2. The Solution: The "Confidence Guide"
The authors introduce a system called Confidence-Guided Attention. Think of this as hiring a smart tour guide for your computer.
Before the computer even starts matching pixels, this "tour guide" creates a Confidence Map.
- How it works: The guide looks at the two photos and asks, "If I were a pixel here, would I have a clear twin over there?"
- The Result: It draws a heat map.
- Red (High Confidence): "This pixel is on a unique texture, like a face or a distinct window. It's very likely to have a match."
- Blue (Low Confidence): "This pixel is on a blank white wall or a blurry sky. It's probably a waste of time to look for a match here."
3. How the Computer Uses the Guide
Once the computer has this map, it changes how it pays attention in two clever ways:
A. The "Spotlight" Effect (Confidence-Guided Bias)
Imagine the computer's attention is a flashlight.
- Old Way: The flashlight shines a wide, dim beam over the whole room, illuminating everything equally.
- New Way: The confidence map tells the flashlight, "Focus hard on the Red areas and dim the light on the Blue areas."
- The Analogy: It's like a detective in a library. Instead of reading every book on every shelf, the detective only focuses on the shelves marked "Crime Novels." This makes the search much faster and more accurate. The computer learns to ignore the "boring" pixels that cause confusion.
B. The "Volume Control" (Value Rescaling)
Even after the computer finds a match, it needs to decide how much to trust it.
- The Analogy: Imagine you are listening to a choir. Some singers are singing perfectly (High Confidence), while others are off-key or whispering (Low Confidence).
- The New Way: The computer turns up the volume on the "perfect singers" and turns down the volume on the "whisperers." This ensures that the final decision is based on the strongest, most reliable evidence, not the noisy background chatter.
4. The "Training" (Learning to Trust the Guide)
The paper also mentions a special "teacher" (a classification loss) that trains the computer to get better at making these confidence maps.
- The Analogy: It's like a coach telling a player, "You thought that blurry patch was a match, but it wasn't. Next time, look closer at the texture." Over time, the computer learns to distinguish between "matchable" regions (like unique textures) and "unmatchable" regions (like repetitive patterns).
Why Does This Matter?
- Speed: By ignoring the pixels that don't matter, the computer works faster.
- Accuracy: By focusing only on the "good" pixels, it makes fewer mistakes, especially in tricky situations like low-light photos or repetitive patterns (like a fence or a brick wall).
- Real-World Use: This makes technology like 3D reconstruction and robot navigation more reliable.

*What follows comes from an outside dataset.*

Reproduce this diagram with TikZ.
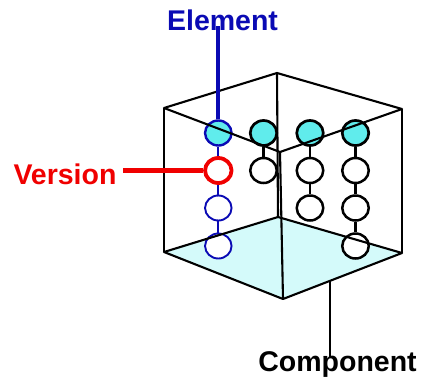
\documentclass[tikz,border=0pt]{standalone}
\usepackage{fontspec}
\setmainfont{Liberation Sans}
\definecolor{topcyan}{RGB}{96,236,236}
\definecolor{facecyan}{RGB}{212,250,250}
\definecolor{eblue}{RGB}{10,10,180}
\definecolor{vred}{RGB}{240,0,0}
\tikzset{
  cubeedge/.style={draw=black, line width=2.1pt, line join=round},
  ball/.style={ellipse, minimum width=26.5pt, minimum height=25pt, inner sep=0pt, fill=white, draw=black, line width=2.5pt},
  topball/.style={ball, fill=topcyan, line width=2.7pt},
  blueball/.style={ball, draw=eblue, line width=1.9pt},
  bluetopball/.style={ball, draw=eblue, fill=topcyan, line width=2.4pt},
  redball/.style={ball, draw=vred, line width=3.8pt},
  link/.style={draw=black, line width=2.2pt},
  bluelink/.style={draw=eblue, line width=2pt},
  lbl/.style={font=\fontsize{28.5}{30}\selectfont\bfseries, inner sep=0pt, anchor=base},
}
\usetikzlibrary{shapes.geometric}
\begin{document}
\begin{tikzpicture}[x=1pt,y=-1pt]
\useasboundingbox (0,0) rectangle (422,378);
% cube corners
\coordinate (TL) at (164,108);
\coordinate (TB) at (277,73);
\coordinate (TR) at (402,109);
\coordinate (TF) at (280,152);
\coordinate (BL) at (164,252);
\coordinate (BB) at (278,217);
\coordinate (BR) at (402,253);
\coordinate (BF) at (283,299);
% bottom face
\fill[facecyan] (BL) -- (BB) -- (BR) -- (BF) -- cycle;
% column 1
\node[bluetopball] (c11) at (218.3,133) {};
\node[redball] (c12) at (218.3,170.5) {};
\node[blueball] (c13) at (218.3,208) {};
\node[blueball] (c14) at (218.3,246) {};
\draw[bluelink] (c11.south) -- (c12.north);
\draw[bluelink] (c12.south) -- (c13.north);
\draw[bluelink] (c13.south) -- (c14.north);
% column 2
\node[topball] (c21) at (263.5,133) {};
\node[ball] (c22) at (263.5,170.5) {};
\draw[link] (c21.south) -- (c22.north);
% column 3
\node[topball] (c31) at (310,133) {};
\node[ball] (c32) at (310,170.5) {};
\node[ball] (c33) at (310,208) {};
\draw[link] (c31.south) -- (c32.north);
\draw[link] (c32.south) -- (c33.north);
% column 4
\node[topball] (c41) at (355.5,133) {};
\node[ball] (c42) at (355.5,170.5) {};
\node[ball] (c43) at (355.5,208) {};
\node[ball] (c44) at (355.5,246) {};
\draw[link] (c41.south) -- (c42.north);
\draw[link] (c42.south) -- (c43.north);
\draw[link] (c43.south) -- (c44.north);
% edges
\draw[cubeedge] (TL) -- (TB) -- (TR) -- (TF) -- cycle;
\draw[cubeedge] (BL) -- (BB) -- (BR) -- (BF) -- cycle;
\draw[cubeedge] (TL) -- (BL);
\draw[cubeedge] (TR) -- (BR);
\draw[cubeedge] (TB) -- (BB);
\draw[cubeedge] (TF) -- (BF);
% labels
\node[lbl, text=eblue] (el) at (222.5,30.5) {Element};
\node[lbl, text=vred] (ver) at (65,184) {Version};
\node[lbl] (comp) at (337.5,371) {Component};
% connectors
\draw[draw=eblue, line width=4.2pt] (c11.north) -- ([yshift=5pt]c11.north |- el.south);
\draw[draw=vred, line width=4.2pt] (c12.west) -- ([xshift=6pt]c12.west -| ver.east);
\coordinate (cpt) at (330,281);
\draw[draw=black, line width=1.8pt] (cpt) -- ([yshift=-6pt]cpt |- comp.north);
\end{tikzpicture}
\end{document}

It's the difference between a robot that gets confused by a blank wall and one that confidently knows where it is.
In a nutshell: This paper teaches computers to stop treating every pixel as an equal citizen. Instead, it gives them a "confidence map" that acts like a smart filter, letting them focus their energy only on the pixels that actually matter, leading to faster and smarter matching.